The interference pattern arising from light or particles passing through a double slit is a simple experiment that belies the subtleties of interpretation when attempting to describe and understand the effect. For example, determining “which path” the light or particles travel can result in the interference pattern disappearing. Margalit et al. present a new take on interferometry using time (see the Perspective by Arndt and Brand). A clock—i.e., the internal state of a cold atom condensate—was coherently split and brought back together to interfere. Making one-half of the clock tick at a different rate resulted in a change in the interference pattern, possibly as a consequence of the time being a “which path” witness.

Science, this issue p. 1205; see also p. 1168


In Einstein’s general theory of relativity, time depends locally on gravity; in standard quantum theory, time is global—all clocks “tick” uniformly. We demonstrate a new tool for investigating time in the overlap of these two theories: a self-interfering clock, comprising two atomic spin states.
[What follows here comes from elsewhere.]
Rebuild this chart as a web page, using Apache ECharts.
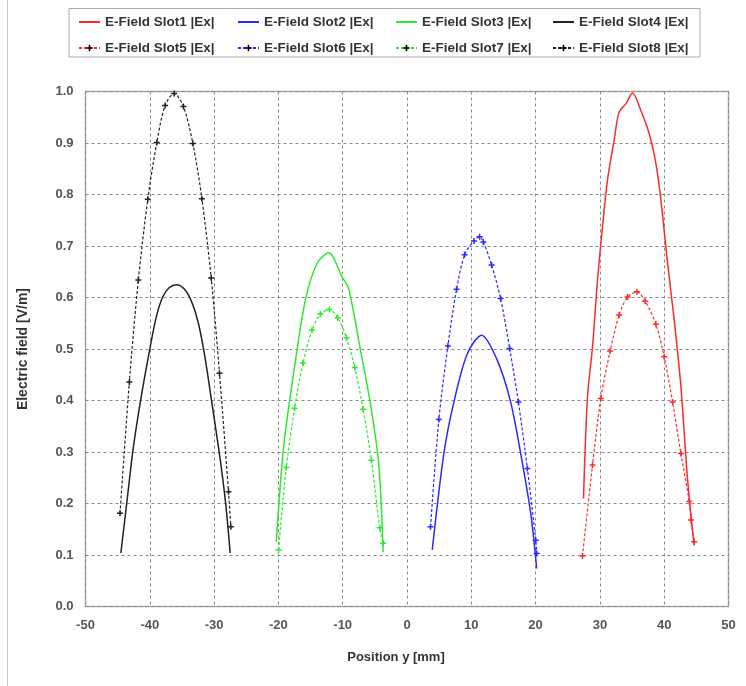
<!DOCTYPE html>
<html>
<head>
<meta charset="utf-8">
<title>E-Field</title>
<script src="https://cdn.jsdelivr.net/npm/echarts@6/dist/echarts.min.js"></script>
<style>
  html, body { margin: 0; padding: 0; background: #fff; }
  #chart { width: 746px; height: 686px; }
</style>
</head>
<body>
<div id="chart"></div>
<script>
// values, [position y mm, |Ex| V/m]
const slot1 = [[27.45, 0.21], [28.07, 0.407], [28.85, 0.504], [29.63, 0.634], [30.4, 0.737], [31.18, 0.828], [32.21, 0.905], [32.99, 0.96], [34.03, 0.976], [35.08, 0.997], [36.37, 0.963], [37.67, 0.918], [38.71, 0.86], [39.49, 0.789], [40.53, 0.666], [41.56, 0.556], [42.6, 0.427], [43.64, 0.246], [44.67, 0.119]]
const slot2 = [[3.93, 0.11], [5.73, 0.297], [7.29, 0.397], [9.38, 0.491], [11.6, 0.527], [14.05, 0.478], [16.12, 0.397], [17.68, 0.297], [19.24, 0.181], [20.17, 0.074]]
const slot3 = [[-20.33, 0.126], [-19.19, 0.31], [-17.63, 0.453], [-15.81, 0.595], [-13.99, 0.666], [-12.18, 0.687], [-10.1, 0.64], [-9.07, 0.617], [-7.24, 0.498], [-5.69, 0.394], [-4.4, 0.278], [-3.71, 0.106]]
const slot4 = [[-44.5, 0.104], [-43.5, 0.21], [-42.55, 0.31], [-41.3, 0.41], [-40.0, 0.5], [-39.0, 0.562], [-38.0, 0.601], [-37.0, 0.619], [-35.8, 0.625], [-34.6, 0.616], [-33.5, 0.592], [-32.5, 0.553], [-31.5, 0.49], [-30.4, 0.4], [-29.1, 0.29], [-28.2, 0.2], [-27.5, 0.104]]
const slot5 = [[27.29, 0.098], [28.85, 0.275], [30.14, 0.404], [31.59, 0.496], [32.99, 0.566], [34.3, 0.601], [35.75, 0.611], [37.04, 0.593], [38.71, 0.548], [40.0, 0.485], [41.31, 0.397], [42.6, 0.297], [43.9, 0.204], [44.16, 0.168], [44.67, 0.126]]
const slot6 = [[3.66, 0.155], [4.95, 0.363], [6.36, 0.506], [7.71, 0.616], [8.96, 0.683], [10.41, 0.71], [11.29, 0.718], [11.87, 0.708], [13.16, 0.663], [14.56, 0.598], [15.97, 0.501], [17.32, 0.397], [18.72, 0.268], [20.02, 0.129], [20.17, 0.103]]
const slot7 = [[-19.97, 0.11], [-18.77, 0.27], [-17.48, 0.385], [-16.17, 0.473], [-14.77, 0.537], [-13.47, 0.568], [-12.07, 0.577], [-10.78, 0.561], [-9.42, 0.522], [-8.13, 0.464], [-6.82, 0.383], [-5.53, 0.284], [-4.24, 0.153], [-3.71, 0.123]]
const slot8 = [[-44.63, 0.181], [-43.18, 0.436], [-41.78, 0.634], [-40.31, 0.791], [-38.91, 0.901], [-37.62, 0.973], [-36.21, 0.996], [-34.77, 0.971], [-33.3, 0.899], [-31.9, 0.792], [-30.45, 0.638], [-29.16, 0.453], [-27.76, 0.223], [-27.4, 0.155]]

const names = [1, 2, 3, 4, 5, 6, 7, 8].map((i) => `E-Field Slot${i} |Ex|`)
const values = [slot1, slot2, slot3, slot4, slot5, slot6, slot7, slot8]
const colors = ['#ff2a2a', '#2a2aff', '#2ee82e', '#222222']

const font = 'Liberation Sans, Arial, sans-serif'
const cross = 'path://M3,0h2v3h3v2h-3v3h-2v-3h-3v-2h3z'

const chart = echarts.init(document.getElementById('chart'), null, { renderer: 'canvas' })

const series = values.map((data, i) => {
  const dashed = i >= 4
  return {
    name: names[i],
    type: 'line',
    data,
    smooth: 0.3,
    symbol: dashed ? cross : 'none',
    symbolSize: 6,
    showSymbol: dashed,
    color: colors[i % 4],
    lineStyle: { width: dashed ? 1.2 : 1.5, type: dashed ? [3, 2] : 'solid', color: colors[i % 4] },
    itemStyle: { color: colors[i % 4] },
    emphasis: { disabled: true },
  }
})

// one legend per item so the columns line up as in the picture
const colX = [78, 237, 395, 552]
const rowY = [15, 41]
const legend = names.map((n, i) => ({
  data: [n],
  left: colX[i % 4],
  top: rowY[Math.floor(i / 4)],
  padding: 0,
  itemWidth: 21,
  itemHeight: 8,
  // solid series: plain line in the legend, no marker
  itemStyle: i < 4 ? { opacity: 0 } : undefined,
  textStyle: { fontFamily: font, fontSize: 13.5, fontWeight: 'bold', color: '#333' },
}))

chart.setOption({
  animation: false,
  backgroundColor: '#fff',
  legend,
  graphic: [
    { type: 'rect', shape: { x: 69, y: 8.5, width: 631, height: 48.5 }, style: { fill: 'none', stroke: '#aaa', lineWidth: 1 } },
    { type: 'line', shape: { x1: 7.5, y1: 0, x2: 7.5, y2: 686 }, style: { stroke: '#ccc', lineWidth: 1 } },
  ],
  grid: { left: 85.5, right: 17.5, top: 91.5, bottom: 79.4, show: true, borderColor: '#aaa', borderWidth: 1.5, backgroundColor: 'transparent' },
  xAxis: {
    type: 'value',
    min: -50,
    max: 50,
    interval: 10,
    name: 'Position y [mm]',
    nameLocation: 'middle',
    nameGap: 44,
    nameTextStyle: { fontFamily: font, fontSize: 13, fontWeight: 'bold', color: '#333', padding: [0, 22, 0, 0] },
    axisLine: { show: false },
    axisTick: { show: false },
    axisLabel: { fontFamily: font, fontSize: 13, fontWeight: 'bold', color: '#555', margin: 12 },
    splitLine: { lineStyle: { color: '#8a8a8a', type: [3, 3], width: 1 } },
  },
  yAxis: {
    type: 'value',
    min: 0,
    max: 1,
    interval: 0.1,
    name: 'Electric field [V/m]',
    nameLocation: 'middle',
    nameGap: 55,
    nameTextStyle: { fontFamily: font, fontSize: 14, fontWeight: 'bold', color: '#333' },
    axisLine: { show: false },
    axisTick: { show: false },
    axisLabel: { fontFamily: font, fontSize: 13, fontWeight: 'bold', color: '#555', margin: 12, formatter: (v) => v.toFixed(1) },
    splitLine: { lineStyle: { color: '#8a8a8a', type: [3, 3], width: 1 } },
  },
  series,
})
</script>
</body>
</html>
We prepare the clock in a spatial superposition of quantum wave packets, which evolve coherently along two paths into a stable interference pattern. If we make the clock wave packets “tick” at different rates, to simulate a gravitational time lag, the clock time along each path yields “which path” information, degrading the pattern’s visibility. In contrast, in standard interferometry, time cannot yield “which path” information. This proof-of-principle experiment may have implications for the study of time and general relativity and their impact on fundamental effects such as decoherence and the emergence of a classical world.